Not a single customer dropped out through the presentation and demos, and what was fascinating to me was that after we had presented the solution and during the panel Q&A with Simon, Adrian, Paul Casey, a customer from a legal firm, Chris Vance of Cisco, and yours truly …not a single customer asked why deploy a virtualised datacentre but, rather, how and when.  There were some great customer queries and the Q&A could have easily gone on for another hour …needless to say, we learned as much from the questions being asked as perhaps attendees did from the answers being given.  Heck, we even impressed an analyst from IDC who said in an email after the event, “It was an excellent event. To see the vBlock system in operation, plus the evident commitment and expertise of CC, was a very compelling proposition.”

We also launched the eagerly anticipated Optimised Environment app, based on the original VDC cube.  Click here to view a brief video of the Optimised Environment app in action!

Watch out for more VDC customer events as we continue to build VDC solutions in the Solution Centre and, as always, feel free to bring your customers to Hatfield for presentations and demonstrations of our VDC solutions.

And so it was perhaps the 24C weather which got me thinking about cricket and my getting engaged to Mrs. PL in what seems like a world away.

I met the future Mrs. PL, born and raised in London, when I was working in Ireland [long story, but I promise to tell it in the Weekly View someday if you like] and I’ll never forget a brief conversation I overhead between herself and a family friend during our engagement party.

‘So tell me, are you excited to be getting married?’

‘Yes, absolutely …and I’m delighted that he was born in the United States.’

‘Really, how so?’

‘Well, I’ve always wanted to live in Manhattan and I’d be eligible for a passport …and then there’s the fact that I won’t be a football, rugby, or cricket widow!’

Hope may have been permanently dashed after Mrs. PL and I had a long chat about how living in NYC is nothing like ‘Sex and the City’ and I much prefer London.  Couple this with the fact that I woke up at 05:00 on our honeymoon in St. Lucia so I could watch a French TV transmission from Martinique of the 2003 Rugby World Cup final, have a season ticket to Watford FC, and have got into more than one ‘robust discussion’ with Mrs. PL when I refused to go out due to a key cricket test and you can see why perhaps Mrs.

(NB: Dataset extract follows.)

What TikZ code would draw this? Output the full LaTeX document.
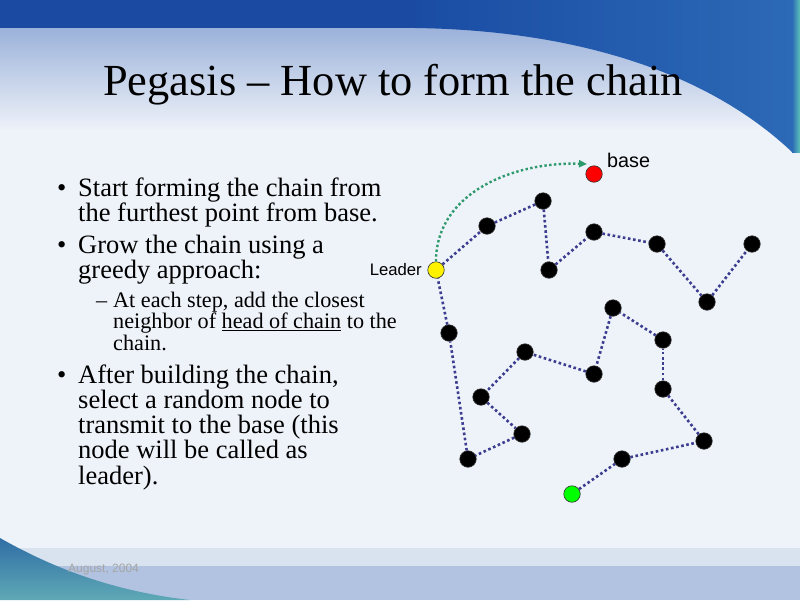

PL is somewhat peeved at having thought marriage to an immigrant meant freedom from sporting widow status.  Best not to discuss living arrangements for the forthcoming World Cup.

What’s this got to do with Data Storage and Protection?

It wouldn’t be hyperbole to say that I love cricket.  Indeed, I can think of no better way to spend a day than watching the cricket with cucumber sandwiches and jugs of Pimms and, whilst I promise not to turn this Weekly View into a cricket column, how can you not love a sport which takes lunch and tea intervals?!

But when I say cricket, I mean cricket of the test variety.  Try as I might, I just can’t get into the Twenty20 nor One Day International varieties.  I suppose this is because I am fascinated by the strategy and skill required to win a test and a test series which could be papered over or prove not relevant in the shorter Twenty20 and ODIs.  The preparation to win an Ashes series, from the strategy to team selection to batting order and the captain’s field plan, can often begin years in advance.

Having been born in the United States I do have an appreciation for cricket’s distant cousin in American baseball, but there is one critical difference between the two …with baseball a team can not do particularly well for 8 and a half innings and then, but a stroke of luck [no pun intended] a solid hit here and there loads the bases.  Send in your designated batting lumper and hey, presto …you’ve won the game.  With cricket, it’s all about consistency.  You have to have a batting order comprised of batsmen who can stand at the crease and bat for hours against all types of deliveries and delivery speeds.  There really is no lucky ‘home run’ concept to be found in cricket.

One of my favourite cricket books which has much to teach not only about cricket but about life and business is The Art of Captaincy by Mike Brearley where many of the concepts I’ve described above are discussed in great detail.  My other favourite cricket book is Penguins Stopped Play by Harry Thompson as I suppose I hold out hope that as PL Junior gets older I’ll have the good fortune to live a vicarious cricketing life through him or even get the chance to play with other cricket fanatics who are more than likely a bit hopeless when it comes to actually playing.

But I digress …I see many parallels between the skills and strategy required to win at cricket as I do with the design and execution of data storage specifically and virtualised datacentres generally.

I’ll discuss one of them now with a view to completing this series in next week’s Weekly View.

1. Without a plan, it becomes difficult to direct resources efficiently and effectively …particularly when events change ‘on the ground’.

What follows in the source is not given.